Für die Verspätungen mag es viele Gründe geben. Wer erfahren hat, daß Lokführer 24 Stunden im Dienst stehen, der wird sich kaum aufregen, wenn etwa am 16. März der um 7.17 Uhr in Sandreuth ankommende Zug so elegant zum Stehen gebracht wurde, daß nur die zwei vordersten Wagen am Bahnsteig standen und die Fahrgäste der sechs folgenden Wagen über Bahnkörper und Brückengeländer (Betreten verboten!) klettern mußten.

Aber beim Betrachten des Fahrplans macht man sich schon wieder Gedanken. Der um 7.13 Uhr in Schwabach abfahrende Zug soll nur drei Minuten hinter einem Vorläufer herfahren, muß aber vorher auf den Ferngleisen rangiert werden. Er bringt damit nicht nur den vorausfahrenden, sondern oft auch noch den um 7.24 fälligen nachfolgenden Zug aus dem Plan.

Da nun von diesen drei Zügen nur einer auf allen Bahnhöfen hält, erreicht man so einen Zugsalat, bei dem auf den Unterwegsbahnhöfen schließlich niemand mehr wissen kann, welcher Zug jetzt eigentlich wann wo hält und gegebenenfalls warum nicht. Hier ist eindeutig ein Zug zuviel im Fahrplan – es wäre doch viel vernünftiger, hier statt drei Zügen nur zwei einzusetzen und diese aber auf allen Bahnhöfen halten zu lassen.

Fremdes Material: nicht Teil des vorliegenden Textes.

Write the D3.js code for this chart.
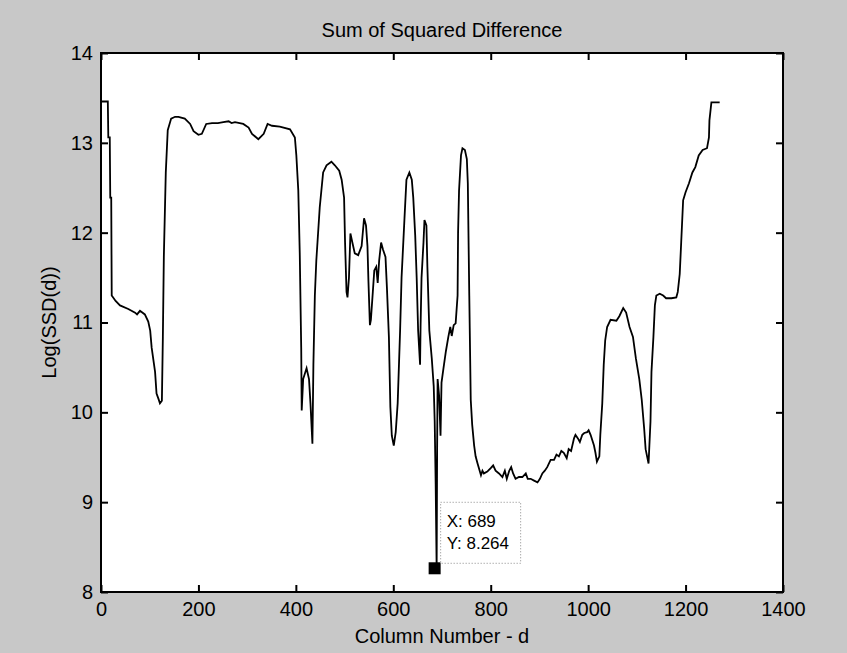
<!DOCTYPE html>
<html>
<head>
<meta charset="utf-8">
<script src="https://cdn.jsdelivr.net/npm/d3@7"></script>
<style>
  body { margin: 0; background: #c8c8c8; }
  text { font-family: "Liberation Sans", Arial, sans-serif; fill: #000; }
</style>
</head>
<body>
<div id="chart"></div>
<script>
// values
const colNum = [0,14,15,18,19,21,22,30,39,56,70,74,80,90,97,101,104,111,114,118,121,125,127,129,133,137,144,152,159,172,183,190,200,207,216,228,240,251,262,268,275,292,303,310,323,334,342,351,367,388,398,401,405,408,411,412,415,422,427,430,434,436,439,442,449,456,463,473,480,489,494,499,501,504,506,509,512,516,521,528,535,540,544,547,549,552,554,558,561,565,568,571,575,579,584,587,591,594,597,601,605,609,614,617,623,627,633,638,641,645,648,651,655,656,658,662,664,668,670,674,679,683,685,687,689,690,691,694,697,699,703,708,713,717,720,724,728,732,733,735,739,742,747,751,753,756,759,762,766,769,773,780,783,786,793,800,805,810,817,824,829,833,838,842,846,851,858,865,872,876,882,889,896,901,906,911,916,923,930,935,940,945,950,956,960,965,971,974,979,983,988,992,998,1001,1005,1012,1015,1018,1023,1025,1029,1032,1035,1039,1046,1058,1064,1072,1078,1085,1092,1098,1105,1110,1115,1118,1121,1124,1128,1130,1134,1137,1140,1147,1154,1160,1171,1181,1184,1188,1191,1195,1200,1207,1214,1220,1227,1235,1244,1248,1249,1253,1270];
const logSSD = [13.46,13.46,13.06,13.06,12.39,12.39,11.30,11.24,11.19,11.15,11.11,11.09,11.13,11.09,11.01,10.91,10.72,10.45,10.21,10.15,10.10,10.13,10.84,11.73,12.67,13.14,13.27,13.29,13.29,13.27,13.21,13.13,13.09,13.10,13.21,13.22,13.22,13.23,13.24,13.22,13.23,13.21,13.17,13.10,13.04,13.10,13.21,13.19,13.18,13.15,13.06,12.86,12.47,11.77,10.72,10.02,10.37,10.49,10.37,10.10,9.65,10.53,11.30,11.69,12.28,12.67,12.75,12.79,12.75,12.69,12.59,12.39,11.89,11.34,11.28,11.50,11.99,11.89,11.77,11.75,11.85,12.16,12.08,11.85,11.46,10.97,11.03,11.34,11.58,11.62,11.44,11.69,11.89,11.81,11.73,11.38,10.84,10.06,9.74,9.63,9.78,10.10,10.91,11.50,12.16,12.59,12.67,12.59,12.39,11.97,11.50,10.91,10.53,10.95,11.50,11.89,12.14,12.08,11.62,10.91,10.60,10.29,9.90,9.20,8.264,9.60,10.37,10.19,9.74,10.33,10.49,10.68,10.84,10.95,10.85,10.97,10.99,11.30,12.00,12.47,12.86,12.94,12.92,12.82,12.55,11.30,10.14,9.86,9.63,9.51,9.43,9.30,9.35,9.32,9.34,9.38,9.41,9.35,9.32,9.28,9.35,9.26,9.35,9.39,9.32,9.26,9.28,9.28,9.32,9.26,9.26,9.24,9.22,9.26,9.32,9.35,9.39,9.47,9.47,9.53,9.51,9.57,9.55,9.49,9.59,9.57,9.71,9.75,9.71,9.67,9.75,9.77,9.78,9.80,9.75,9.63,9.55,9.45,9.51,9.75,10.10,10.53,10.80,10.95,11.03,11.02,11.07,11.16,11.11,10.95,10.84,10.60,10.37,10.14,9.82,9.59,9.51,9.43,9.90,10.45,10.84,11.19,11.30,11.32,11.30,11.27,11.27,11.28,11.34,11.54,11.89,12.36,12.45,12.55,12.67,12.73,12.86,12.92,12.94,13.06,13.25,13.45,13.45];

const xTicks = [0,200,400,600,800,1000,1200,1400];
const yTicks = [8,9,10,11,12,13,14];
const marker = { x: 689, y: 8.264 };

const W = 847, H = 653;
const margin = { top: 53, right: 64, bottom: 61, left: 101 };
const innerW = W - margin.left - margin.right;
const innerH = H - margin.top - margin.bottom;

const svg = d3.select("#chart").append("svg")
  .attr("width", W).attr("height", H);

svg.append("rect").attr("width", W).attr("height", H).attr("fill", "#c8c8c8");

const g = svg.append("g").attr("transform", `translate(${margin.left},${margin.top})`);

const x = d3.scaleLinear().domain([0, 1400]).range([0, innerW]);
const y = d3.scaleLinear().domain([8, 14]).range([innerH, 0]);

g.append("rect").attr("width", innerW).attr("height", innerH).attr("fill", "#fff");

// ticks on all four sides, pointing in
const tick = 7;
g.append("g").attr("transform", `translate(0,${innerH})`)
  .call(d3.axisBottom(x).tickValues(xTicks).tickFormat(d3.format("d")).tickSize(-tick).tickPadding(tick + 3))
  .call(a => a.select(".domain").remove());
g.append("g")
  .call(d3.axisTop(x).tickValues(xTicks).tickSize(-tick).tickFormat(""))
  .call(a => a.select(".domain").remove());
g.append("g")
  .call(d3.axisLeft(y).tickValues(yTicks).tickFormat(d3.format("d")).tickSize(-tick).tickPadding(tick + 1))
  .call(a => a.select(".domain").remove());
g.append("g").attr("transform", `translate(${innerW},0)`)
  .call(d3.axisRight(y).tickValues(yTicks).tickSize(-tick).tickFormat(""))
  .call(a => a.select(".domain").remove());

g.selectAll(".tick line").attr("stroke", "#000").attr("stroke-width", 2);
g.selectAll(".tick text").style("font-size", "20px").attr("fill", "#000");

// curve
const pts = colNum.map((c, i) => [c, logSSD[i]]);
g.append("path")
  .datum(pts)
  .attr("fill", "none")
  .attr("stroke", "#000")
  .attr("stroke-width", 1.8)
  .attr("d", d3.line().x(d => x(d[0])).y(d => y(d[1])));

// frame
g.append("rect").attr("width", innerW).attr("height", innerH)
  .attr("fill", "none").attr("stroke", "#000").attr("stroke-width", 2);

// data tip
const mx = x(marker.x), my = y(marker.y);
g.append("rect")
  .attr("x", mx - 8).attr("y", my - 6).attr("width", 12).attr("height", 12)
  .attr("fill", "#000");
const tip = g.append("g").attr("transform", `translate(${mx + 4},${my - 66})`);
tip.append("rect").attr("width", 80).attr("height", 61)
  .attr("fill", "#fff").attr("stroke", "#888").attr("stroke-width", 1)
  .attr("stroke-dasharray", "1 2");
tip.append("text").attr("x", 6).attr("y", 25).style("font-size", "17px").text("X: " + marker.x);
tip.append("text").attr("x", 6).attr("y", 47).style("font-size", "17px").text("Y: " + marker.y);

// titles
svg.append("text")
  .attr("x", margin.left + innerW / 2).attr("y", 37)
  .attr("text-anchor", "middle")
  .style("font-size", "20px")
  .text("Sum of Squared Difference");

svg.append("text")
  .attr("x", margin.left + innerW / 2).attr("y", 643)
  .attr("text-anchor", "middle")
  .style("font-size", "20px")
  .text("Column Number - d");

svg.append("text")
  .attr("transform", `translate(56,${margin.top + innerH / 2}) rotate(-90)`)
  .attr("text-anchor", "middle")
  .style("font-size", "20px")
  .text("Log(SSD(d))");
</script>
</body>
</html>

Überhaupt, die Bedienung der Unterwegsbahnhöfe: Obwohl von den Bahnhöfen Katzwang und Limbach große und rasch wachsende Siedlungsgebiete erschlossen werden könnten, die keine andere Verkehrsverbindung haben, läßt die Bahn in der Hauptverkehrszeit hier fast jeden zweiten Zug durchfahren.

Wie sollen denn die hier Zugezogenen dazu gebracht werden, ihre Autos in der Garage zu lassen, wenn sie trotz vor der Haustür liegendem Bahnhof immer nur durchrasende Züge zu sehen bekommen? Eine andere Frage: Würden diese Bahnhöfe auch so miserabel bedient, wenn die VAG eine Konkurrenz-Omnibuslinie einrichten würde?

Völlig unzulänglich ist auch die Unterrichtung der wartenden Fahrgäste. 1970 hat man zwar, sicher mit hohen Kosten, auf allen Bahnhöfen Lautsprecheranlagen gebaut. Schade ist nur, daß sie nicht benutzt werden. So stand etwa der Schreiber dieser Zeilen am 17.12.70, 13 Minuten im eiskalten Regen am Katzwanger Bahnsteig, ohne daß die Verspätung des um 7.05 fälligen Zuges angesagt worden wäre.

Auf Anfrage erhielt er die Antwort, der Lautsprecher könne nur vom Fahrdienstleiter in Schwabach besprochen werden, dieser habe aber für so etwas keine Zeit. Jetzt quält ihn die Frage, warum denn die teure Anlage mit ihren kilometerlangen Leitungen eingerichtet wurde, wenn sie dann niemand benützen mag?